Lei 8.924/1992 (Lei de Improbidade Administrativa)
Art. 21. A aplicação das sanções previstas nesta lei independe:
(...)
§ 3º As sentenças civis e penais produzirão efeitos em relação à ação de improbidade quando concluírem pela inexistência da conduta ou pela negativa da autoria.
__________
1 "Karl Larenz afirmou, em fase célebre e muito repetida: “Embora a responsabilidade se diferencie conceitualmente da obrigação (o dever prestar), segue-a igual a uma sombra." (Die Haftung ist zwar von der Schuld, dem Leistensollen, begrifflich zu sondern, sie folgt ihr aber gleichsam wie ein Schatten nach.) (Larenz, 1987, pp. 23-4)” (OLIVEIRA, Carlos E. Elias; COSTA-NETO, João. Direito Civil. Rio de Janeiro: Forense/Método, 2023, p. 751).
2 "Art. 121. Matar alguém: Pena - reclusão, de seis a vinte anos. (...)"
3 Arts. 43 a 52 do Código Penal.
4 Art. 256 do Código de Trânsito Brasileiro lista as penalidades.

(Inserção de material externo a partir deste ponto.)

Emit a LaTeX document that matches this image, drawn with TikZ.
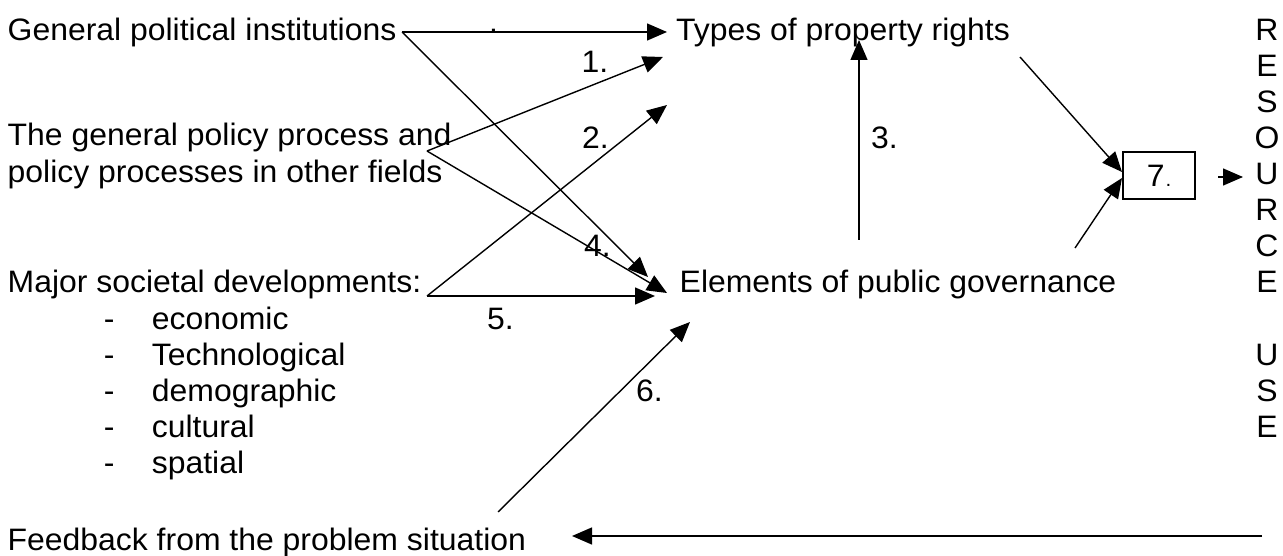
\documentclass[tikz,border=0pt]{standalone}
\usepackage{fontspec}
\setmainfont{Liberation Sans}[FakeStretch=1.03]
\usetikzlibrary{arrows.meta}
\begin{document}
\begin{tikzpicture}[x=1pt,y=-1pt,
  txt/.style={anchor=base west,inner sep=0pt,font=\fontsize{31}{36.1}\selectfont},
  letter/.style={anchor=base,inner sep=0pt,font=\fontsize{31}{36.1}\selectfont},
  conn/.style={line width=1.4pt,-{Triangle[length=20pt,width=17pt]}},
  boxst/.style={draw,line width=1.4pt,minimum width=72pt,minimum height=47pt,inner sep=0pt,font=\fontsize{31}{36.1}\selectfont}]
\useasboundingbox (0,0) rectangle (1283,556);
% texts
\node[txt] (gpi) at (7.5,40.3) {General political institutions};
\node[txt] (tpr) at (676,40.3) {Types of property rights};
\node[txt] (gpp1) at (7.5,146) {The general policy process and};
\node[txt] (gpp2) at (7.5,182.5) {policy processes in other fields};
\node[txt] (msd) at (7.5,293) {Major societal developments:};
\node[txt] (d1) at (103.6,329) {-};
\node[txt] (d2) at (103.6,365) {-};
\node[txt] (d3) at (103.6,401.3) {-};
\node[txt] (d4) at (103.6,437.4) {-};
\node[txt] (d5) at (103.6,473.5) {-};
\node[txt] (w1) at (151.7,329) {economic};
\node[txt] (w2) at (151.7,365) {Technological};
\node[txt] (w3) at (151.7,401.3) {demographic};
\node[txt] (w4) at (151.7,437.4) {cultural};
\node[txt] (w5) at (151.7,473.5) {spatial};
\node[txt] (epg) at (679.5,293) {Elements of public governance};
\node[txt] (fb) at (7.5,550) {Feedback from the problem situation};
\node[txt] (dot) at (489,33) {.};
% labels
\node[txt] (l1) at (581.5,73) {1.};
\node[txt] (l2) at (582,148.6) {2.};
\node[txt] (l3) at (871,148.6) {3.};
\node[txt] (l4) at (584,257) {4.};
\node[txt] (l5) at (487,329) {5.};
\node[txt] (l6) at (636,401.3) {6.};
% resource use column
\foreach \ch/\k in {R/0,E/1,S/2,O/3,U/4,R/5,C/6,E/7,U/9,S/10,E/11}{
  \node[letter] (r\k) at (1267,40.3+36.1*\k) {\ch};
}
% box
\node[boxst] (box) at (1159,175.5) {7\kern1pt{\fontsize{20}{20}\selectfont.}};
% coordinates
\coordinate (a0) at (402,32);
\coordinate (aT0) at (667,32);
\coordinate (aE0) at (648,277);
\coordinate (b0) at (427,151);
\coordinate (bT) at (663,57);
\coordinate (bE) at (667,293);
\coordinate (c0) at (427,296);
\coordinate (cT) at (667,105);
\coordinate (cE) at (655,296);
\coordinate (e3a) at (859,240);
\coordinate (e3b) at (859,40);
\coordinate (f0) at (498,512);
\coordinate (fE) at (690,322);
\coordinate (g0) at (1262,536);
\coordinate (gF) at (572,536);
\coordinate (h0) at (1020,57);
\coordinate (h1) at (1122,172);
\coordinate (i0) at (1075,248);
\coordinate (i1) at (1122,178);
\coordinate (j0) at (1218,177);
\coordinate (j1) at (1243,177);
% connectors
\draw[conn] (a0) -- (aT0);
\draw[conn] (a0) -- (aE0);
\draw[conn] (b0) -- (bT);
\draw[conn] (b0) -- (bE);
\draw[conn] (c0) -- (cT);
\draw[conn] (c0) -- (cE);
\draw[conn] (e3a) -- (e3b);
\draw[conn] (f0) -- (fE);
\draw[conn] (g0) -- (gF);
\draw[conn] (h0) -- (h1);
\draw[conn] (i0) -- (i1);
\draw[conn] (j0) -- (j1);
\end{tikzpicture}
\end{document}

5 Art. 156 da Nova Lei de Licitações e Contratos Administrativos (lei 14.133/2021).
6 Servidores públicos federais sujeitam-se, em regra, à lei 8.112/1990. Servidores públicos estaduais e municipais, às pertinentes leis da pertinente esfera federativa. Algumas categorias de agentes públicos (federais, estaduais ou municipais) submetem-se a regime jurídico próprio, caso dos magistrados (sujeitos à Lei Orgânica da Magistratura Nacional – LOMAN – Lei Complementar nº 35/1979), dos membros do Ministério Público (suscetíveis à Lei Orgânica Nacional do Ministério Público – lei 8.625/1993)
7 Art. 186 do Código Civil – CC.
8 Por exemplo, o art. 125 da Lei nº 8.112/1990 dispõe: Art. 125. As sanções civis, penais e administrativas poderão cumular-se, sendo independentes entre si.
9 Lei 8.443/1992.
10 Art. 12 da Lei de Improbidade Administrativa (lei 8.429/1992).
11 Ilustrativamente, citam-se o art. 126 da lei 8.112/1990 (“Art. 126. A responsabilidade administrativa do servidor será afastada no caso de absolvoição criminal que negue a existência do fato ou sua autoria”) e o art. 935 do CC (“Art. 935. A responsabilidade civil é independente da criminal, não se podendo questionar mais sobre a existência do fato, ou sobre quem seja o seu autor, quando estas questões se acharem decididas no juízo criminal”).